**WHAT TO PRODUCE**. Return the material word for word. Do not include the pictures.

**COLLECTED MATERIAL**.
___
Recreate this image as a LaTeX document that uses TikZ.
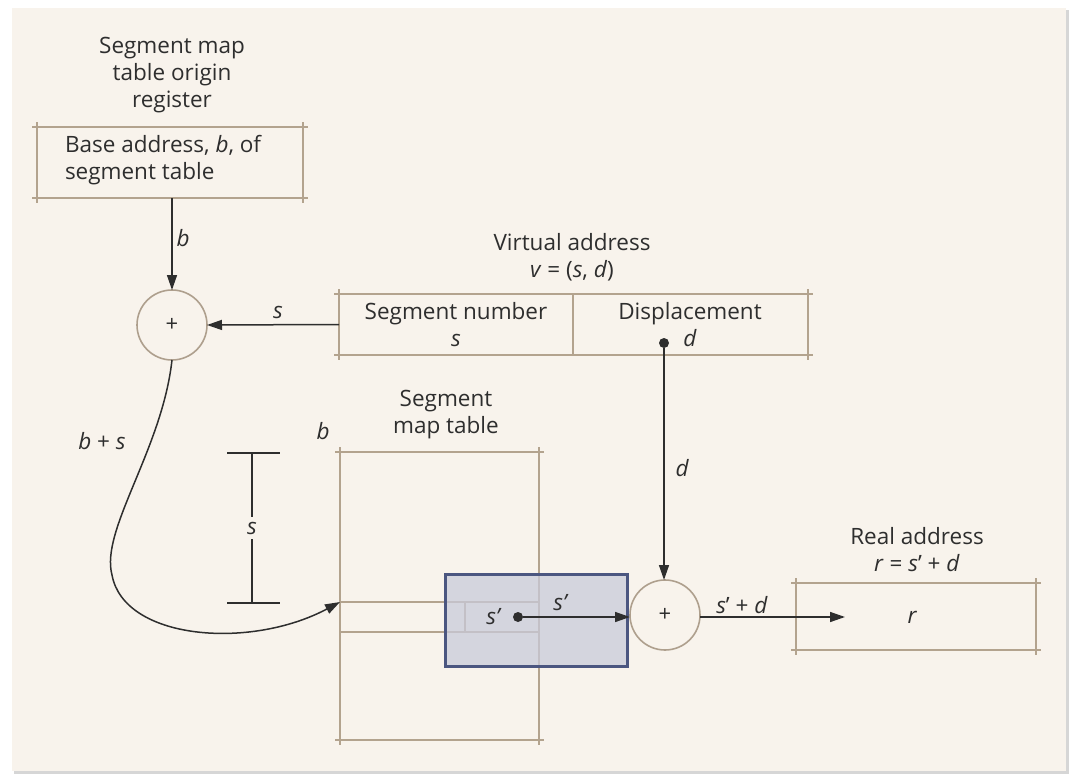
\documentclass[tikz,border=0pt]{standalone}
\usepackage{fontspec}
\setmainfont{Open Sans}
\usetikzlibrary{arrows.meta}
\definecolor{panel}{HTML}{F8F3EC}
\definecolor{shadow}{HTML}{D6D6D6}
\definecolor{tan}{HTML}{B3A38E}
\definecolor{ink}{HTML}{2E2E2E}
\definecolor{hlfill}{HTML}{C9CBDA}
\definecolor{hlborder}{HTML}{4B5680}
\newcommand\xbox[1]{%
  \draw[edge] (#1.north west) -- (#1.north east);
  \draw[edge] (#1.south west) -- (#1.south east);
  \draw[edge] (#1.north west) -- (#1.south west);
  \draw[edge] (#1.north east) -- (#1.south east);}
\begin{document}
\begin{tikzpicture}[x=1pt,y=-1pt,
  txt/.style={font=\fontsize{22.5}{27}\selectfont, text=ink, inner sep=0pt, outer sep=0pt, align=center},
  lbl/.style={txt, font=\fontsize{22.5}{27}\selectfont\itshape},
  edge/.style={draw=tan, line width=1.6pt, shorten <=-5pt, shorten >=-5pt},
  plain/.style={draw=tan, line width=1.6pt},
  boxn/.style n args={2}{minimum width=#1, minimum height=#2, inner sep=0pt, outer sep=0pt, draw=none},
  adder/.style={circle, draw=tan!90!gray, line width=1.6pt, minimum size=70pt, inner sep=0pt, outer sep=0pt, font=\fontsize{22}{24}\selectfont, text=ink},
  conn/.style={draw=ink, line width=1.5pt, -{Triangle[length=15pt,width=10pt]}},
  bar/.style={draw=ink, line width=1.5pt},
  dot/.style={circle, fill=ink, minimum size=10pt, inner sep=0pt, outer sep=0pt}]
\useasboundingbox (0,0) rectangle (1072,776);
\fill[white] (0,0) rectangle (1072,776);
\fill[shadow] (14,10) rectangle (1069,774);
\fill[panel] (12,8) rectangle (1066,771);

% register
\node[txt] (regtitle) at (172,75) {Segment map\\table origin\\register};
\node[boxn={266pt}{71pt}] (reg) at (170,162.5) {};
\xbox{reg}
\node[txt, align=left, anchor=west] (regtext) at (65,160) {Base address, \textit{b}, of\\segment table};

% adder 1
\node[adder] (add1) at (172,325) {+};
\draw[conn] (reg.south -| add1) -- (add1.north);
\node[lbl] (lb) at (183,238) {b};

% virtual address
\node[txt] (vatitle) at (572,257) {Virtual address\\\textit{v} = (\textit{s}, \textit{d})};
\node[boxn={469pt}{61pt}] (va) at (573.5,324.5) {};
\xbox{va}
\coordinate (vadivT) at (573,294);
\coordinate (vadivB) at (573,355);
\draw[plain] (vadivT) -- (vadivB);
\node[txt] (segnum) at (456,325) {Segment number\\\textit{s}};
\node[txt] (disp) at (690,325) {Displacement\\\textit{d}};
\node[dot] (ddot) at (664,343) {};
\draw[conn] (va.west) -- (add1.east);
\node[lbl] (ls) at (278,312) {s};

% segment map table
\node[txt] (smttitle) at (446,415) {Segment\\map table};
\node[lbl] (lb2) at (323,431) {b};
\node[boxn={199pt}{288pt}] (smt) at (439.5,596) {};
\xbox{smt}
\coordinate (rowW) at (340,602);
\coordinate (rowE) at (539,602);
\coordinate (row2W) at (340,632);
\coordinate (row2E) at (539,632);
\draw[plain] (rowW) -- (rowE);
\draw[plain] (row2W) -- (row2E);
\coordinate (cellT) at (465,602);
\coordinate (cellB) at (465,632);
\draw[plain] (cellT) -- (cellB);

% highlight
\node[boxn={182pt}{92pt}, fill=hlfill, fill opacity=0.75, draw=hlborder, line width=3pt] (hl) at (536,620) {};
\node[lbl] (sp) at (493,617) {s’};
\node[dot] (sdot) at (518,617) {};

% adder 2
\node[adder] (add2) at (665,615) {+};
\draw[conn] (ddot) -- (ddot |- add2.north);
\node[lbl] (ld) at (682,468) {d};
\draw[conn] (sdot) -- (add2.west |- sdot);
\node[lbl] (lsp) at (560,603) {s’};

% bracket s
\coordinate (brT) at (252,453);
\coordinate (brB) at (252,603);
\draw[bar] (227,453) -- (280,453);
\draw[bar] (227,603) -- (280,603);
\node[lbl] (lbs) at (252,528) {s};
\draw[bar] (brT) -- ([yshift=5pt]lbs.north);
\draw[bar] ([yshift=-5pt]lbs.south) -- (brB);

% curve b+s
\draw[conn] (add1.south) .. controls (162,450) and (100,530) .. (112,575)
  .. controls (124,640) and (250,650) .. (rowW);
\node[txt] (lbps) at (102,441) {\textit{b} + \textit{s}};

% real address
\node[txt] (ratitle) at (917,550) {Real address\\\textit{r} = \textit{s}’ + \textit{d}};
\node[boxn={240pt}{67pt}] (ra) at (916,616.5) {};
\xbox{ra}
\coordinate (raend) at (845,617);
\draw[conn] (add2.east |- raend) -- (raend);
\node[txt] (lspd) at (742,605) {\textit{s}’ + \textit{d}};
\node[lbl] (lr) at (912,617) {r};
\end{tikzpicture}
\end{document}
___
**ANSWER TO THIS TASK**.
Recreate this image as a LaTeX document that uses TikZ.
\documentclass[tikz,border=0pt]{standalone}
\usepackage{fontspec}
\setmainfont{Open Sans}
\usetikzlibrary{arrows.meta}
\definecolor{panel}{HTML}{F8F3EC}
\definecolor{shadow}{HTML}{D6D6D6}
\definecolor{tan}{HTML}{B3A38E}
\definecolor{ink}{HTML}{2E2E2E}
\definecolor{hlfill}{HTML}{C9CBDA}
\definecolor{hlborder}{HTML}{4B5680}
\newcommand\xbox[1]{%
  \draw[edge] (#1.north west) -- (#1.north east);
  \draw[edge] (#1.south west) -- (#1.south east);
  \draw[edge] (#1.north west) -- (#1.south west);
  \draw[edge] (#1.north east) -- (#1.south east);}
\begin{document}
\begin{tikzpicture}[x=1pt,y=-1pt,
  txt/.style={font=\fontsize{22.5}{27}\selectfont, text=ink, inner sep=0pt, outer sep=0pt, align=center},
  lbl/.style={txt, font=\fontsize{22.5}{27}\selectfont\itshape},
  edge/.style={draw=tan, line width=1.6pt, shorten <=-5pt, shorten >=-5pt},
  plain/.style={draw=tan, line width=1.6pt},
  boxn/.style n args={2}{minimum width=#1, minimum height=#2, inner sep=0pt, outer sep=0pt, draw=none},
  adder/.style={circle, draw=tan!90!gray, line width=1.6pt, minimum size=70pt, inner sep=0pt, outer sep=0pt, font=\fontsize{22}{24}\selectfont, text=ink},
  conn/.style={draw=ink, line width=1.5pt, -{Triangle[length=15pt,width=10pt]}},
  bar/.style={draw=ink, line width=1.5pt},
  dot/.style={circle, fill=ink, minimum size=10pt, inner sep=0pt, outer sep=0pt}]
\useasboundingbox (0,0) rectangle (1072,776);
\fill[white] (0,0) rectangle (1072,776);
\fill[shadow] (14,10) rectangle (1069,774);
\fill[panel] (12,8) rectangle (1066,771);

% register
\node[txt] (regtitle) at (172,75) {Segment map\\table origin\\register};
\node[boxn={266pt}{71pt}] (reg) at (170,162.5) {};
\xbox{reg}
\node[txt, align=left, anchor=west] (regtext) at (65,160) {Base address, \textit{b}, of\\segment table};

% adder 1
\node[adder] (add1) at (172,325) {+};
\draw[conn] (reg.south -| add1) -- (add1.north);
\node[lbl] (lb) at (183,238) {b};

% virtual address
\node[txt] (vatitle) at (572,257) {Virtual address\\\textit{v} = (\textit{s}, \textit{d})};
\node[boxn={469pt}{61pt}] (va) at (573.5,324.5) {};
\xbox{va}
\coordinate (vadivT) at (573,294);
\coordinate (vadivB) at (573,355);
\draw[plain] (vadivT) -- (vadivB);
\node[txt] (segnum) at (456,325) {Segment number\\\textit{s}};
\node[txt] (disp) at (690,325) {Displacement\\\textit{d}};
\node[dot] (ddot) at (664,343) {};
\draw[conn] (va.west) -- (add1.east);
\node[lbl] (ls) at (278,312) {s};

% segment map table
\node[txt] (smttitle) at (446,415) {Segment\\map table};
\node[lbl] (lb2) at (323,431) {b};
\node[boxn={199pt}{288pt}] (smt) at (439.5,596) {};
\xbox{smt}
\coordinate (rowW) at (340,602);
\coordinate (rowE) at (539,602);
\coordinate (row2W) at (340,632);
\coordinate (row2E) at (539,632);
\draw[plain] (rowW) -- (rowE);
\draw[plain] (row2W) -- (row2E);
\coordinate (cellT) at (465,602);
\coordinate (cellB) at (465,632);
\draw[plain] (cellT) -- (cellB);

% highlight
\node[boxn={182pt}{92pt}, fill=hlfill, fill opacity=0.75, draw=hlborder, line width=3pt] (hl) at (536,620) {};
\node[lbl] (sp) at (493,617) {s’};
\node[dot] (sdot) at (518,617) {};

% adder 2
\node[adder] (add2) at (665,615) {+};
\draw[conn] (ddot) -- (ddot |- add2.north);
\node[lbl] (ld) at (682,468) {d};
\draw[conn] (sdot) -- (add2.west |- sdot);
\node[lbl] (lsp) at (560,603) {s’};

% bracket s
\coordinate (brT) at (252,453);
\coordinate (brB) at (252,603);
\draw[bar] (227,453) -- (280,453);
\draw[bar] (227,603) -- (280,603);
\node[lbl] (lbs) at (252,528) {s};
\draw[bar] (brT) -- ([yshift=5pt]lbs.north);
\draw[bar] ([yshift=-5pt]lbs.south) -- (brB);

% curve b+s
\draw[conn] (add1.south) .. controls (162,450) and (100,530) .. (112,575)
  .. controls (124,640) and (250,650) .. (rowW);
\node[txt] (lbps) at (102,441) {\textit{b} + \textit{s}};

% real address
\node[txt] (ratitle) at (917,550) {Real address\\\textit{r} = \textit{s}’ + \textit{d}};
\node[boxn={240pt}{67pt}] (ra) at (916,616.5) {};
\xbox{ra}
\coordinate (raend) at (845,617);
\draw[conn] (add2.east |- raend) -- (raend);
\node[txt] (lspd) at (742,605) {\textit{s}’ + \textit{d}};
\node[lbl] (lr) at (912,617) {r};
\end{tikzpicture}
\end{document}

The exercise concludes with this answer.